Validity of population adjustment methods for disconnected networks of evidence

Network meta-analysis (NMA) is a method to pool published summary treatment effects from randomised controlled trials (RCTs) to obtain estimates of relative treatment effects between multiple treatments.

NMA is routinely used to inform decisions as to which treatments are effective or cost-effective, but requires that the RCT evidence forms a connected network of comparisons (the map of comparisons made in RCTs is a connected network).

Covariates such as age, biomarker status, or disease severity can be classified into (i) those that interact with relative treatment effects (Effect Modifiers), and (ii) those that predict outcomes but don't interact with treatment effects (Prognostic Factors).

NMA assumes that, if effect modifiers are present, their distribution is the same, or similar, in all the included trials. However, this may not hold.

Recently a multi-level network meta-regression (ML-NMR) method has been developed that relaxes this assumption, as long as individual patient data is available from one or more RCTs.
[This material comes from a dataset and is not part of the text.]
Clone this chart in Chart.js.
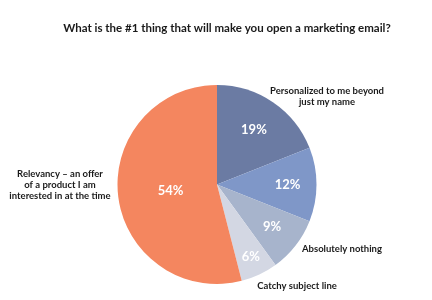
<!DOCTYPE html>
<html>
<head>
<meta charset="utf-8">
<script src="https://cdn.jsdelivr.net/npm/chart.js@4"></script>
<style>
  html, body { margin: 0; padding: 0; background: #fff; }
  #wrap { width: 432px; height: 300px; position: relative; }
</style>
</head>
<body>
<div id="wrap"><canvas id="chart"></canvas></div>
<script>
const TITLE = 'What is the #1 thing that will make you open a marketing email?';
const categories = [
    ['Personalized to me beyond', 'just my name'],
    [],
    ['Absolutely nothing'],
    ['Catchy subject line'],
    ['Relevancy \u2013 an offer', 'of a product I am', 'interested in at the time'],
];
const shares = [19, 12, 9, 6, 54];
const colors = ['#6b7ba3', '#7f97c8', '#a7b4cc', '#d3d7e3', '#f4865f'];

// where the white % text sits, as a fraction of the radius
const pctRadius = [0.66, 0.71, 0.70, 0.80, 0.47];
// outside label block centres, offset from the pie centre (px)
const labelOffsets = [[110, -88], null, [125, 64], [80, 101], [-157, 0]];

const FONT = 'Lato, "DejaVu Sans", sans-serif';

const labelPlugin = {
    id: 'sliceLabels',
    afterDatasetsDraw(chart) {
        const ctx = chart.ctx;
        const arcs = chart.getDatasetMeta(0).data;
        ctx.save();
        ctx.textAlign = 'center';
        ctx.textBaseline = 'middle';

        arcs.forEach((arc, i) => {
            const mid = (arc.startAngle + arc.endAngle) / 2;
            const r = arc.outerRadius * pctRadius[i];
            ctx.fillStyle = '#ffffff';
            ctx.font = 'bold 13px ' + FONT;
            ctx.fillText(shares[i] + '%', arc.x + Math.cos(mid) * r, arc.y + Math.sin(mid) * r);

            const off = labelOffsets[i];
            const lines = categories[i];
            if (!off || !lines.length) return;
            ctx.fillStyle = '#1a1a1a';
            ctx.font = 'bold 9.5px ' + FONT;
            const lh = 11;
            const top = arc.y + off[1] - (lines.length - 1) * lh / 2;
            lines.forEach((line, j) => {
                ctx.fillText(line, arc.x + off[0], top + j * lh);
            });
        });

        ctx.fillStyle = '#1a1a1a';
        ctx.font = 'bold 11.5px ' + FONT;
        ctx.fillText(TITLE, 227, 28);
        ctx.restore();
    },
};

new Chart(document.getElementById('chart'), {
    type: 'pie',
    data: {
        labels: categories.map((c) => c.join(' ')),
        datasets: [{
            data: shares,
            backgroundColor: colors,
            borderWidth: 0,
        }],
    },
    options: {
        responsive: true,
        maintainAspectRatio: false,
        animation: false,
        layout: { padding: { top: 85, bottom: 16, left: 2, right: 0 } },
        plugins: {
            legend: { display: false },
            tooltip: { enabled: false },
        },
    },
    plugins: [labelPlugin],
});
</script>
</body>
</html>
ML-NMR fits a model for individual-level treatment effects in studies where there is individual patient data, and then for each of the studies with aggregate-level data integrates the individual-level likelihood over the joint distribution of effect modifiers in each study to obtain an aggregate-level likelihood.
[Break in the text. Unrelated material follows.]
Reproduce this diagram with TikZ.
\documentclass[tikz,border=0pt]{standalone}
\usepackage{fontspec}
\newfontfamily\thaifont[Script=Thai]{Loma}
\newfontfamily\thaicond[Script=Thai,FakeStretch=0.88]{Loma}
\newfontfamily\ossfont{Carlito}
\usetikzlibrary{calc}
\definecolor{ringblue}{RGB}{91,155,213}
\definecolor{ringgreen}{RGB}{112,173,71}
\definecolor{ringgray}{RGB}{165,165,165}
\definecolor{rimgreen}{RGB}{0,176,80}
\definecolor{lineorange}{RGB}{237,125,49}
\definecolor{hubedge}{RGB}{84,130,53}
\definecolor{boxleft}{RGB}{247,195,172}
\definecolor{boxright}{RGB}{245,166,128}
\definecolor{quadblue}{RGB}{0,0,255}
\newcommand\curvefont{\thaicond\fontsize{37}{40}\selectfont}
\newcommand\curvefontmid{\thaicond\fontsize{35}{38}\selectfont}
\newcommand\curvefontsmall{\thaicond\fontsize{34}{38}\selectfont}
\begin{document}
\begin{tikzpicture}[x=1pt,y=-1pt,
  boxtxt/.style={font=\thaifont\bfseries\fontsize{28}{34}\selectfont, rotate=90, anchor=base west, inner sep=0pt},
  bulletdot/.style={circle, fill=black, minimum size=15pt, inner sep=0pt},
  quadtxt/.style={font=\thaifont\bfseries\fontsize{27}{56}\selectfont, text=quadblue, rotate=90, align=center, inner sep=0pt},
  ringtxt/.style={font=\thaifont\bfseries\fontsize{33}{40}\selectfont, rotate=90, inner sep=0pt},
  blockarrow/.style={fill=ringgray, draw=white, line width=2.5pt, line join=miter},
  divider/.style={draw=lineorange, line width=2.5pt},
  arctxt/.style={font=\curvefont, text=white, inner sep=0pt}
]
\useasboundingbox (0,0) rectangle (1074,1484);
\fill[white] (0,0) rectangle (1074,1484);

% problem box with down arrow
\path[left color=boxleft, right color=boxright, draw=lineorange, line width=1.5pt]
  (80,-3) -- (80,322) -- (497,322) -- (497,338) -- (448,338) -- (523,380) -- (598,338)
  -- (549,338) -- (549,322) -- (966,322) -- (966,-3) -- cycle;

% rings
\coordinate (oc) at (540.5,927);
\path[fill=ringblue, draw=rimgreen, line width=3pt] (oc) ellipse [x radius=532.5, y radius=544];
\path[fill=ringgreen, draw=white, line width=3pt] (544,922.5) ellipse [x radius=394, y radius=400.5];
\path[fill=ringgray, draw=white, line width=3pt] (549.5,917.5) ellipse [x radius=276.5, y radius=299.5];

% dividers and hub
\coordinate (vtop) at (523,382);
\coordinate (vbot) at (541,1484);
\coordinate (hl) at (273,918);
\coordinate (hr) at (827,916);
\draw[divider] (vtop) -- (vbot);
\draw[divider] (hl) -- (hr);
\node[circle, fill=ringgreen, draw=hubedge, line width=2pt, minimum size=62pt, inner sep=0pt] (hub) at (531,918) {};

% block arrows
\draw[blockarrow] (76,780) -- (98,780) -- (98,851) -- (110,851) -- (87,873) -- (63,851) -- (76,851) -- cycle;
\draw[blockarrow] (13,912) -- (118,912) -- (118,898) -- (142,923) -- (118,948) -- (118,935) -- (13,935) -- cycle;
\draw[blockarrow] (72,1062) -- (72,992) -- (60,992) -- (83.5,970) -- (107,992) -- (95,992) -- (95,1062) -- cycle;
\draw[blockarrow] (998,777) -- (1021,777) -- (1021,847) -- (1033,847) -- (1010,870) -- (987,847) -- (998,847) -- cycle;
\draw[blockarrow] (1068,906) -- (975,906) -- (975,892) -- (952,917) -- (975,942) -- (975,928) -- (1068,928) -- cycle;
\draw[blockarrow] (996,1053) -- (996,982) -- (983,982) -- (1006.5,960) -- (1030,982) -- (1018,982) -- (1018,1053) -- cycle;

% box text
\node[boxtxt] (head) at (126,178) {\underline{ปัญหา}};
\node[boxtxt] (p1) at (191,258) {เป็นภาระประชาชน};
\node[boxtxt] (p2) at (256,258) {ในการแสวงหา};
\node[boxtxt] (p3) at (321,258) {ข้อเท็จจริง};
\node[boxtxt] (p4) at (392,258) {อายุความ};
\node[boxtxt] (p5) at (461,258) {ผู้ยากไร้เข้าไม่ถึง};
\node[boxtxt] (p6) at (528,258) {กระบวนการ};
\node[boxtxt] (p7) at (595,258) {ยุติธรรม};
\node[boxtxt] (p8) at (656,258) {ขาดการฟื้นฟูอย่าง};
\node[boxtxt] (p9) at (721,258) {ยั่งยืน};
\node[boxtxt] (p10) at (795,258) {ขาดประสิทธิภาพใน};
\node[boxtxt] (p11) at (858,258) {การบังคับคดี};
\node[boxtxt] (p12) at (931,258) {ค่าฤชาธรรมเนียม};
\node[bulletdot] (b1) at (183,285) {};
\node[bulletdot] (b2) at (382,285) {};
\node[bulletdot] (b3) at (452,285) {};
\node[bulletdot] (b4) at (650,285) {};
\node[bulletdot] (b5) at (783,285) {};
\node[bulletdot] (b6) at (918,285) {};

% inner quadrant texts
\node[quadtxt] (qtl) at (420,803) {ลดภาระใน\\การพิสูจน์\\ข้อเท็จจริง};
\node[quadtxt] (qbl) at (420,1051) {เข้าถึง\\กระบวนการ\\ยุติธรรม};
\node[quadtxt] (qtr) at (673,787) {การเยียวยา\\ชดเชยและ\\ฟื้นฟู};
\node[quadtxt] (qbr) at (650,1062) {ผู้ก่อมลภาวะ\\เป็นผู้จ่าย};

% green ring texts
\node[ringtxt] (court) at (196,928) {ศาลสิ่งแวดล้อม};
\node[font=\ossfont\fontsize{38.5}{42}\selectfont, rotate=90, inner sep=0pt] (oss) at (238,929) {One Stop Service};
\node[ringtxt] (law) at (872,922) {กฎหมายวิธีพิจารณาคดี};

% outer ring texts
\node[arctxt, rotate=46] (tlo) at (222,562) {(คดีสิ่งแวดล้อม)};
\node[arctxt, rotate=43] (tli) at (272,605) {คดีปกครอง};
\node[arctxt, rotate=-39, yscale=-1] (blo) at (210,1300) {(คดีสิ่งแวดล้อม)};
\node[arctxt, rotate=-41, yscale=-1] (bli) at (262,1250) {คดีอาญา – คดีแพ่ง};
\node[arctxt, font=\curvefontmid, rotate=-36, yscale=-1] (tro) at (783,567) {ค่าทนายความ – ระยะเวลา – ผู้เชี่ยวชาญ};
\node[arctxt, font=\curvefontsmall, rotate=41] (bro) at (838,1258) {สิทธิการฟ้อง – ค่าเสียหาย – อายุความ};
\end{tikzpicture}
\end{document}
This is achieved using copulae to approximate the joint distribution of effect modifiers and quasi-Monte Carlo integration to obtain the aggregate-level likelihood.
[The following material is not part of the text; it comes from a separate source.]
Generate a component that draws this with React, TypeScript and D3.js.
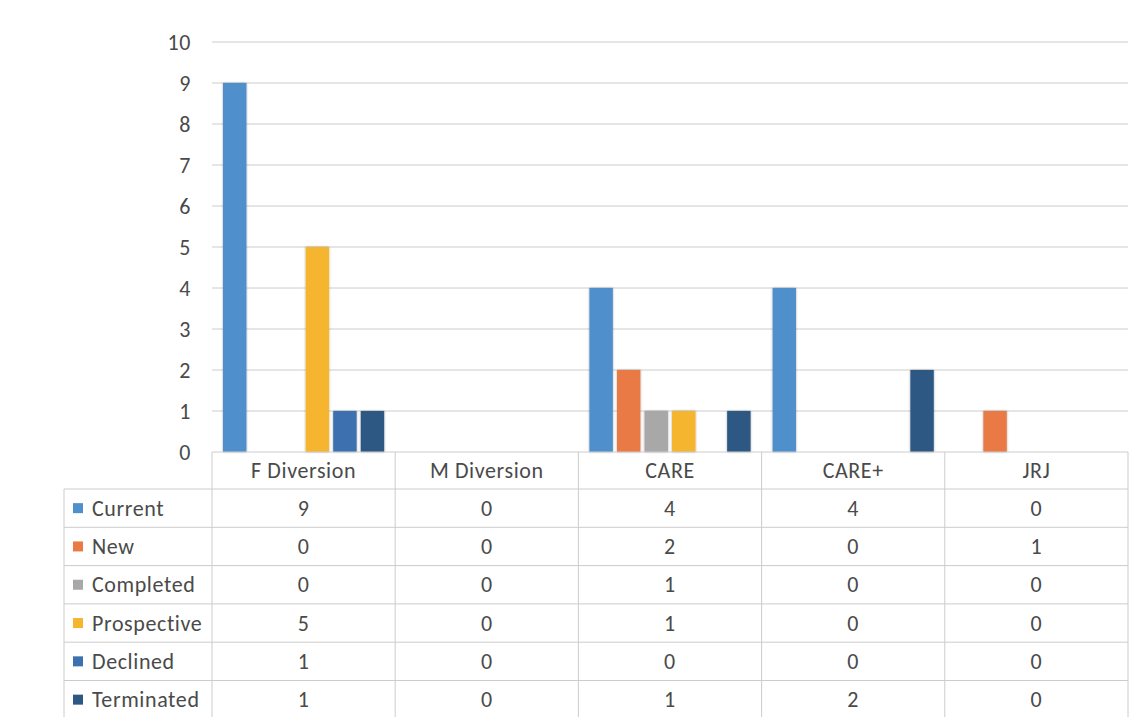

Estimates can then be obtained in any population of interest (for example, the population represented by one of the included studies, or the UK population) by integrating over the relevant joint distribution of effect modifiers.

To date, the method has only been developed for the case where networks of evidence are connected (there is a path of RCT evidence joining any two treatments in the network).

However, it is becoming more common that health care policy makers are confronted with disconnected networks of evidence which may include single-arm (non-randomised) studies.

Population adjustment with disconnected networks of evidence requires that not only the effect modifying covariates are accounted for, but also all prognostic factors since absolute outcomes rather than relative effects are modelled.

The aim of this project is to extend the ML-NMR method for disconnected networks of evidence for a range of likelihoods, including likelihoods for survival outcomes, and to explore methods to assess the validity of the ML-NMR method in the context of disconnected networks of evidence.

This will include: (i) formulating extensions to the ML-NMR model for modelling absolute outcomes alongside relative effects, without introducing bias into the estimated relative treatment effects (ii) assessing the performance and properties of such approaches in a simulation study (iii) developing in-sample methods for assessing the validity of assumptions, such as cross-validation to estimate the proportion of variation explained by the model so that any unexplained variation will be largely due to missing prognostic variables or effect modifiers that have not been accounted for; and (iv) developing out-of-sample methods that aim to estimate prediction error by identifying external studies in a given population and comparing the absolute outcomes predicted by ML-NMR in this external population with the observed outcomes.